Involvement with the Beats
Di Prima spent the late 1950s and early 1960s in Manhattan, where she participated in the emerging Beat movement. She spent some time in California at Stinson Beach and Topanga Canyon, returned to New York City and eventually moved to San Francisco permanently. Di Prima was a bridge figure between the Beat movement and the later hippies, as well as between East Coast and West Coast artists. She edited The Floating Bear with Amiri Baraka and was co-founder of the New York Poets Theatre and founder of the Poets Press. In 1966, she spent some time at Millbrook with Timothy Leary's psychedelic community and printed the first two editions of "Psychodelic Prayers" by Leary in Spring 1966. In 1969, she wrote a fictionalized, erotic account detailing her experience in the Beat movement titled Memoirs of a Beatnik. From 1974 to 1997, Di Prima taught Poetry at The Jack Kerouac School of Disembodied Poetics, of the Naropa Institute in Boulder Colorado, sharing the program with fellow Beats Allen Ginsberg (Co-founder of the program), William Burroughs, Gregory Corso, and others. In 2001, she published Recollections of My Life as a Woman: The New York Years.
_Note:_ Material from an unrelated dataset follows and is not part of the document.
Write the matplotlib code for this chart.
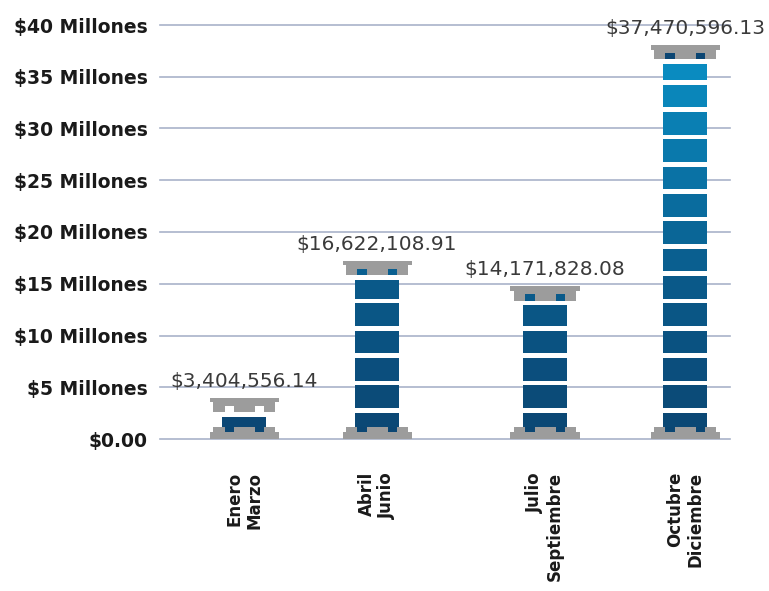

In the late 1960s, she moved permanently to California, where she has lived ever since. Here, Di Prima became involved with the Diggers and studied Buddhism, Sanskrit, Gnosticism and alchemy. She also published her major work, the long poem Loba, in 1978, with an enlarged edition in 1998. Her selected poems, Pieces of a Song, was published in 1990 and a memoir, Recollections of My Life as a Woman, in 2001. She is also a prose writer, memoirist, playwright, social justice activist and teacher. Di Prima has authored nearly four dozen books, with her work translated into more than 20 languages. In 2009, Di Prima was named the Poet Laureate of San Francisco. A movement is currently underway to have a street in the city named in her honor.
Di Prima is the mother of five children, Jeanne Di Prima, Dominique Di Prima, Alex Marlowe, Tara Marlowe, and Rudi Di Prima.